>> begin AVAILABLE DATA
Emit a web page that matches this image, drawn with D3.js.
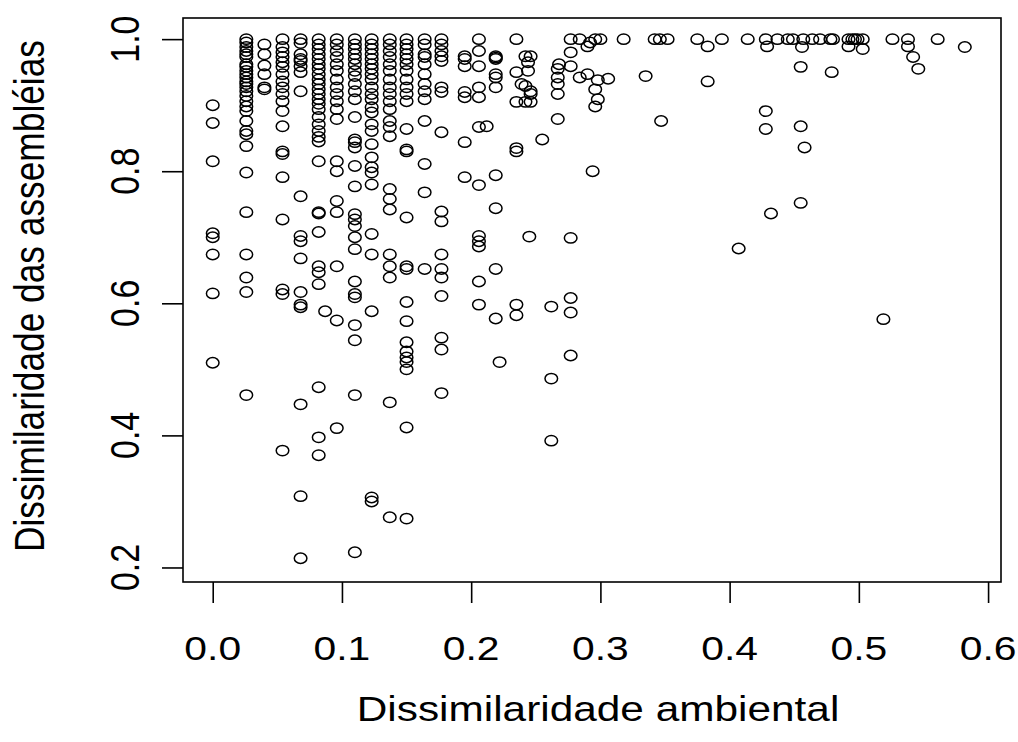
<!DOCTYPE html>
<html>
<head>
<meta charset="utf-8">
<script src="https://cdn.jsdelivr.net/npm/d3@7"></script>
<style>
  html, body { margin: 0; padding: 0; background: #fff; }
  svg { display: block; }
  text { font-family: "Liberation Sans", Arial, Helvetica, sans-serif; fill: #000; }
</style>
</head>
<body>
<div id="chart"></div>
<script>
// x positions of the dense columns on the left, and the y values in each
const colX = [0, 0.026, 0.040, 0.054, 0.068, 0.082, 0.096, 0.110, 0.123, 0.137, 0.150, 0.164, 0.177, 0.195, 0.206, 0.219];
const colY = [
  [0.900, 0.873, 0.815, 0.706, 0.700, 0.674, 0.615, 0.510],
  [1.0, 0.995, 0.988, 0.982, 0.977, 0.973, 0.962, 0.958, 0.952, 0.947, 0.942, 0.936, 0.932, 0.927, 0.921, 0.914, 0.906, 0.898, 0.891, 0.876, 0.861, 0.856, 0.838, 0.798, 0.738, 0.674, 0.639, 0.617, 0.461],
  [0.992, 0.977, 0.960, 0.947, 0.927, 0.924],
  [1.0, 0.988, 0.980, 0.973, 0.965, 0.958, 0.947, 0.936, 0.927, 0.917, 0.906, 0.891, 0.868, 0.830, 0.826, 0.791, 0.727, 0.621, 0.614, 0.377],
  [1.0, 0.994, 0.977, 0.970, 0.967, 0.959, 0.950, 0.921, 0.762, 0.702, 0.694, 0.668, 0.617, 0.598, 0.594, 0.447, 0.308, 0.214],
  [1.0, 0.992, 0.985, 0.977, 0.970, 0.962, 0.955, 0.947, 0.939, 0.932, 0.924, 0.917, 0.909, 0.902, 0.894, 0.882, 0.871, 0.861, 0.852, 0.845, 0.815, 0.738, 0.736, 0.708, 0.656, 0.647, 0.629, 0.473, 0.397, 0.370],
  [1.0, 0.992, 0.982, 0.973, 0.962, 0.952, 0.939, 0.927, 0.917, 0.906, 0.894, 0.879, 0.815, 0.800, 0.755, 0.738, 0.656, 0.574, 0.411],
  [1.0, 0.992, 0.985, 0.977, 0.970, 0.962, 0.952, 0.944, 0.932, 0.921, 0.909, 0.882, 0.848, 0.844, 0.836, 0.808, 0.777, 0.735, 0.727, 0.717, 0.700, 0.682, 0.633, 0.614, 0.609, 0.567, 0.544, 0.461, 0.223],
  [1.0, 0.992, 0.985, 0.977, 0.970, 0.962, 0.955, 0.947, 0.939, 0.927, 0.917, 0.909, 0.897, 0.889, 0.871, 0.861, 0.841, 0.821, 0.806, 0.798, 0.780, 0.705, 0.674, 0.588, 0.306, 0.300],
  [1.0, 0.992, 0.982, 0.973, 0.962, 0.952, 0.939, 0.927, 0.917, 0.906, 0.894, 0.876, 0.867, 0.853, 0.773, 0.758, 0.742, 0.674, 0.656, 0.639, 0.450, 0.276],
  [1.0, 0.992, 0.985, 0.977, 0.970, 0.962, 0.952, 0.939, 0.927, 0.917, 0.906, 0.864, 0.833, 0.830, 0.730, 0.656, 0.652, 0.602, 0.573, 0.541, 0.527, 0.518, 0.511, 0.500, 0.412, 0.274],
  [1.0, 0.992, 0.977, 0.973, 0.962, 0.947, 0.932, 0.921, 0.909, 0.876, 0.811, 0.768, 0.652],
  [1.0, 0.992, 0.982, 0.974, 0.967, 0.927, 0.920, 0.859, 0.739, 0.724, 0.674, 0.652, 0.639, 0.611, 0.548, 0.530, 0.464],
  [0.974, 0.970, 0.959, 0.920, 0.912, 0.844, 0.791],
  [1.0, 0.982, 0.959, 0.927, 0.912, 0.867, 0.779, 0.702, 0.694, 0.686, 0.633, 0.598],
  [0.974, 0.972, 0.970, 0.947, 0.942, 0.927, 0.794, 0.744, 0.652, 0.577]
];

// the sparser points to the right
const otherPts = [
  [0.087, 0.588], [0.212, 0.868], [0.222, 0.511],
  [0.235, 1.0], [0.235, 0.950], [0.235, 0.905], [0.235, 0.835], [0.235, 0.830], [0.235, 0.598], [0.235, 0.582],
  [0.239, 0.932], [0.242, 0.974], [0.246, 0.974], [0.244, 0.965], [0.244, 0.952], [0.242, 0.929],
  [0.246, 0.921], [0.246, 0.917], [0.242, 0.905], [0.246, 0.905], [0.245, 0.701],
  [0.255, 0.848], [0.262, 0.595], [0.262, 0.486], [0.262, 0.392],
  [0.268, 0.962], [0.267, 0.955], [0.267, 0.942], [0.267, 0.932], [0.267, 0.917], [0.267, 0.879],
  [0.277, 1.0], [0.277, 0.980], [0.277, 0.959], [0.277, 0.699], [0.277, 0.608], [0.277, 0.586], [0.277, 0.521],
  [0.284, 1.0], [0.284, 0.942], [0.290, 0.989], [0.290, 0.947], [0.292, 0.995], [0.296, 1.0],
  [0.298, 0.938], [0.296, 0.924], [0.298, 0.909], [0.296, 0.898], [0.294, 0.800], [0.300, 1.0], [0.306, 0.940],
  [0.318, 1.0], [0.342, 1.0], [0.346, 1.0], [0.352, 1.0], [0.375, 1.0], [0.383, 0.989], [0.394, 1.0],
  [0.414, 1.0], [0.428, 1.0], [0.429, 0.989], [0.437, 1.0], [0.445, 1.0], [0.449, 1.0], [0.456, 0.988],
  [0.457, 1.0], [0.464, 1.0], [0.470, 1.0], [0.478, 1.0], [0.480, 1.0], [0.492, 1.0], [0.495, 1.0],
  [0.497, 1.0], [0.499, 1.0], [0.503, 1.0], [0.492, 0.989], [0.503, 0.985], [0.526, 1.0], [0.538, 1.0],
  [0.538, 0.989], [0.561, 1.0], [0.582, 0.988], [0.542, 0.973], [0.546, 0.955], [0.455, 0.958],
  [0.479, 0.950], [0.335, 0.944], [0.383, 0.936], [0.347, 0.876], [0.428, 0.891], [0.428, 0.864],
  [0.455, 0.868], [0.458, 0.836], [0.455, 0.752], [0.432, 0.736], [0.407, 0.683], [0.519, 0.576]
];

const xTicks = [0, 0.1, 0.2, 0.3, 0.4, 0.5, 0.6];
const yTicks = [0.2, 0.4, 0.6, 0.8, 1.0];
const xLabel = 'Dissimilaridade ambiental';
const yLabel = 'Dissimilaridade das assembléias';

const width = 1018, height = 742;
const box = { left: 183, right: 1001, top: 18, bottom: 582 };
const stretch = 1.2;   // the original has wide pixels
const tickFont = 34;
const titleFont = 35.3;

let points = [];
colX.forEach((x, i) => colY[i].forEach((y) => points.push({ x, y })));
otherPts.forEach(([x, y]) => points.push({ x, y }));

const xScale = d3.scaleLinear().domain([-0.023, 0.610]).range([box.left, box.right]);
const yScale = d3.scaleLinear().domain([0.178, 1.032]).range([box.bottom, box.top]);

const svg = d3.select('#chart').append('svg')
  .attr('width', width)
  .attr('height', height);

// axes (ticks only, labels below)
const xAxis = svg.append('g')
  .attr('transform', `translate(0, ${box.bottom})`)
  .call(d3.axisBottom(xScale).tickValues(xTicks).tickSize(21).tickFormat(''));
const yAxis = svg.append('g')
  .attr('transform', `translate(${box.left}, 0)`)
  .call(d3.axisLeft(yScale).tickValues(yTicks).tickSize(21).tickFormat(''));

[xAxis, yAxis].forEach((g) => {
  g.select('.domain').remove();
  g.selectAll('line').attr('stroke', '#000').attr('stroke-width', 1.6);
});

svg.append('g').selectAll('text')
  .data(xTicks)
  .join('text')
  .attr('transform', (d) => `translate(${xScale(d)}, 660) scale(${stretch}, 1)`)
  .attr('text-anchor', 'middle')
  .style('font-size', tickFont + 'px')
  .text(d3.format('.1f'));

svg.append('g').selectAll('text')
  .data(yTicks)
  .join('text')
  .attr('transform', (d) => `translate(139, ${yScale(d)}) scale(${stretch}, 1) rotate(-90)`)
  .attr('text-anchor', 'middle')
  .style('font-size', tickFont + 'px')
  .text(d3.format('.1f'));

svg.append('text')
  .attr('transform', `translate(598, 721) scale(${stretch}, 1)`)
  .attr('text-anchor', 'middle')
  .style('font-size', titleFont + 'px')
  .text(xLabel);

svg.append('text')
  .attr('transform', `translate(44, 296) scale(${stretch}, 1) rotate(-90)`)
  .attr('text-anchor', 'middle')
  .style('font-size', titleFont + 'px')
  .text(yLabel);

// plot box
svg.append('rect')
  .attr('x', box.left)
  .attr('y', box.top)
  .attr('width', box.right - box.left)
  .attr('height', box.bottom - box.top)
  .attr('fill', 'none')
  .attr('stroke', '#000')
  .attr('stroke-width', 1.6);

// open circles (drawn as ellipses because of the stretch)
svg.append('g').selectAll('ellipse')
  .data(points)
  .join('ellipse')
  .attr('cx', (d) => xScale(d.x))
  .attr('cy', (d) => yScale(d.y))
  .attr('rx', 6.3)
  .attr('ry', 5.2)
  .attr('fill', 'none')
  .attr('stroke', '#000')
  .attr('stroke-width', 1.5);
</script>
</body>
</html>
>> end AVAILABLE DATA
_GIVEN INSTRUCTION_
Give the number of lines in the material above that have the word "drawn" in them, and nothing more.

_ANSWER IN FULL_
2